Freemon presented a five-minute PowerPoint presentation that featured several awards bestowed to local schools.

The accolades included Crescenta Valley and Clark Magnet high schools being ranked in the top 3% of public schools nationally, while those two schools and Rosemont Middle earned Distinguished Schools recognition by the state and, just recently, Roosevelt Middle School’s Randy Kamiya won a $10,000 grant from UCLA.

During the breakfast event, Jefferson Elementary School kindergarten instructor Suzanne McDonnell, a 34-year teaching veteran, was presented with a GEF Educational Excellence Award. That acclaim comes a few months after the 54-year Glendale resident and Incarnation School alumna was named Glendale Unified’s teacher of the year.

“I’m humbled to be recognized,” McDonnell said.

“I do not think of myself as doing anything out of the ordinary. We all give so much of ourselves each and every day,” she added.

The event took place on the one-year anniversary of a brawl at Hoover High School that divided parts of the community and led to a student walkout and the cancellation of the city’s crosstown rivalry football game.

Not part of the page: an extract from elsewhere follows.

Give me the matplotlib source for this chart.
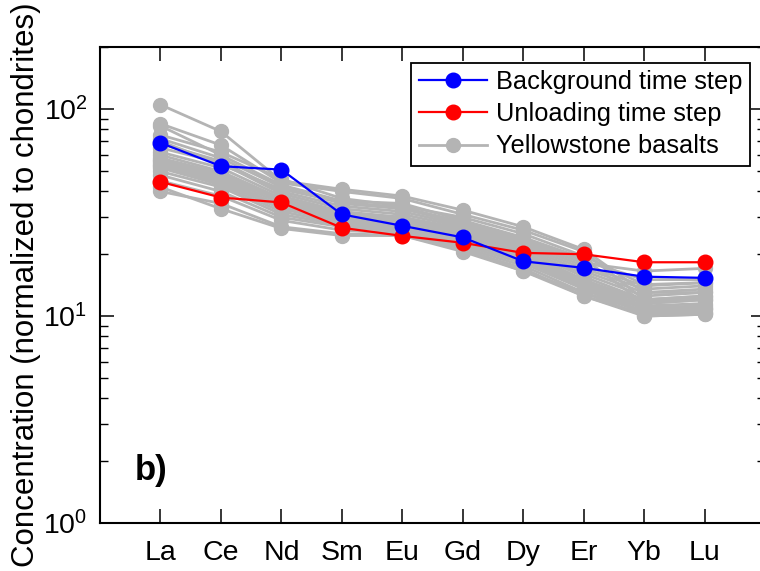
import matplotlib
matplotlib.use("Agg")
import matplotlib.pyplot as plt
from matplotlib.ticker import LogLocator, NullFormatter

plt.rcParams["font.family"] = ["Liberation Sans", "DejaVu Sans"]
plt.rcParams["mathtext.fontset"] = "custom"
plt.rcParams["mathtext.rm"] = "Liberation Sans"

elements = ["La", "Ce", "Nd", "Sm", "Eu", "Gd", "Dy", "Er", "Yb", "Lu"]

background = [68.7, 53.0, 51.0, 31.0, 27.3, 24.0, 18.4, 17.1, 15.5, 15.3]
unloading = [44.5, 37.4, 35.4, 26.7, 24.4, 22.6, 20.2, 19.9, 18.2, 18.2]

# Yellowstone basalt REE patterns
basalts = [
    [105, 78, 45, 41, 38, 32.5, 27, 21, 13, 13],
    [85, 67, 44, 40, 37, 31, 26, 20.5, 12, 12.5],
    [83, 60, 43, 36, 35, 29, 24, 19, 11.5, 12],
    [72, 58, 42, 35, 33, 28, 23, 18, 16.5, 17],
    [68, 56, 40, 34, 32, 27.5, 22.5, 17.5, 14, 14.5],
    [65, 55, 39, 33, 31, 27, 22, 17, 13.5, 14],
    [62, 52, 38, 32, 30, 26.5, 21.5, 16.5, 13, 13.5],
    [60, 50, 37, 31.5, 30, 26, 21, 16, 12.5, 13],
    [58, 49, 36, 31, 29.5, 25.5, 21, 15.5, 12, 12.5],
    [57, 48, 36, 30.5, 29, 25, 20.5, 15, 11.8, 12.2],
    [56, 47, 35, 30, 28.5, 24.5, 20, 14.8, 11.5, 12],
    [55, 46, 34, 29.5, 28, 24, 19.5, 14.5, 11.2, 11.5],
    [54, 45, 33.5, 29, 27.5, 23.5, 19, 14.2, 11, 11.2],
    [53, 44, 33, 28.5, 27, 23, 19, 14, 10.8, 11],
    [52, 43, 32, 28, 26.5, 22.5, 18.5, 13.8, 10.5, 10.8],
    [50, 42, 31, 27.5, 26, 22, 18, 13.5, 10.3, 10.5],
    [48, 40, 30, 27, 25.5, 21.5, 17.5, 13, 10, 10.2],
    [45, 38, 29, 26, 25, 21, 17, 12.5, 10, 10.2],
    [40, 35, 27, 25, 24.5, 20.5, 16.5, 12.5, 10.2, 10.4],
    [42, 33, 26.5, 24.5, 24.5, 21, 16.5, 13, 10.5, 10.8],
    [75, 62, 46, 37, 34, 30, 25, 19.5, 14.2, 14.5],
    [70, 54, 41, 35.5, 33.5, 28.5, 23.5, 18.5, 15, 15],
]

x = list(range(1, len(elements) + 1))

fig = plt.figure(figsize=(7.6, 5.71), dpi=100)
ax = fig.add_axes([0.1316, 0.084, 0.875, 0.834])

gray = "#b4b4b4"
for i, row in enumerate(basalts):
    ax.plot(x, row, color=gray, lw=2.0, marker="o", ms=10, mec=gray, mfc=gray,
            label="Yellowstone basalts" if i == 0 else None, zorder=2)

ax.plot(x, background, color="#0000ff", lw=1.6, marker="o", ms=10.5, mec="#0000ff",
        mfc="#0000ff", label="Background time step", zorder=4)
ax.plot(x, unloading, color="#ff0000", lw=1.6, marker="o", ms=10.5, mec="#ff0000",
        mfc="#ff0000", label="Unloading time step", zorder=3)

ax.set_yscale("log")
ax.set_ylim(1, 200)
ax.set_xlim(0, 11)
ax.set_xticks(x)
ax.set_xticklabels(elements)
ax.yaxis.set_major_locator(LogLocator(base=10, numticks=10))
ax.yaxis.set_minor_locator(LogLocator(base=10, subs=range(2, 10), numticks=10))
ax.yaxis.set_minor_formatter(NullFormatter())

ax.tick_params(axis="both", which="major", direction="in", top=True, right=True,
               length=10, width=1.1, labelsize=20.5, pad=9)
ax.tick_params(axis="x", which="major", pad=12)
ax.tick_params(axis="y", which="minor", direction="in", right=True, length=6, width=1.0)
ax.tick_params(axis="x", which="minor", bottom=False, top=False)
for s in ax.spines.values():
    s.set_linewidth(1.5)

ax.set_ylabel("Concentration (normalized to chondrites)", fontsize=22.5, labelpad=2)
ax.text(0.053, 0.11, "b)", transform=ax.transAxes, fontsize=25, fontweight="bold",
        ha="left", va="center")

handles, labels = ax.get_legend_handles_labels()
order = [1, 2, 0]
leg = ax.legend([handles[i] for i in order], [labels[i] for i in order],
                loc="upper right", bbox_to_anchor=(0.978, 0.967), fontsize=18.3,
                frameon=True, fancybox=False, framealpha=1, edgecolor="black",
                handlelength=2.7, handletextpad=0.35, labelspacing=0.32,
                borderpad=0.3, borderaxespad=0)
leg.get_frame().set_linewidth(1.3)

fig.savefig("out.png", dpi=100)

Those concerns, though, were distant to more recent issues.

Last month, the district released a report about declining enrollment, while the Los Angeles County Committee on School District Organization voted to transfer a sliver of the district’s territory to La Cañada Unified on Wednesday.

According to Freemon, Thursday’s breakfast offered an opportunity for Glendale to rally behind its schools.

Glendale Unified Teacher of the Year Suzanne McDonnell, center, stands with Glendale Educational Foundation's Karen Swan, left, and Marvel Ford, right, at the 2019 State of the Schools Breakfast in Glendale on Thursday.
(Raul Roa/Glendale News-Press)

“I love this event,” she said. “Seeing how much of the community it brings together, having over 500 people here that are supporting our Glendale schools is wonderful.”

Maybe Glendale High played the biggest role in the breakfast’s success.

Janet Louie, the school’s student-body president and a member of the Nitros historic 2017 CIF Southern Section championship girls’ tennis team, delivered a speech, student Sosie Haboian sang the national anthem and the school’s bistro program made the event’s culinary delights, including egg-and-tomato frittatas.

“I’m so proud of our group, and it’s such a great representation for our school,” said Glendale High principal Benjamin Wolf, whose only sour moment may have come when the USC alumnus sat through a rendition of Crescenta Valley High’s fight song, which is a reworking of “Sons of Westwood,” the anthem for UCLA, which is USC’s archrival.

“We showed our academics, our leadership, our music program, athletics and our foods program that produces kids who win massive scholarships every single year,” Wolf said.

It was the first educational foundation breakfast for new Glendale Unified Supt. Vivian Ekchian, who said her district can face any obstacle as long as school officials stay focused on students.

“At the end of the day, no matter what bumps along the road will come our way, when we center our attention around what matters to our students, our youth, our next generation of leaders of our country, we say it’s not really a problem, but an opportunity,” Ekchian said. “That’s what we do here.”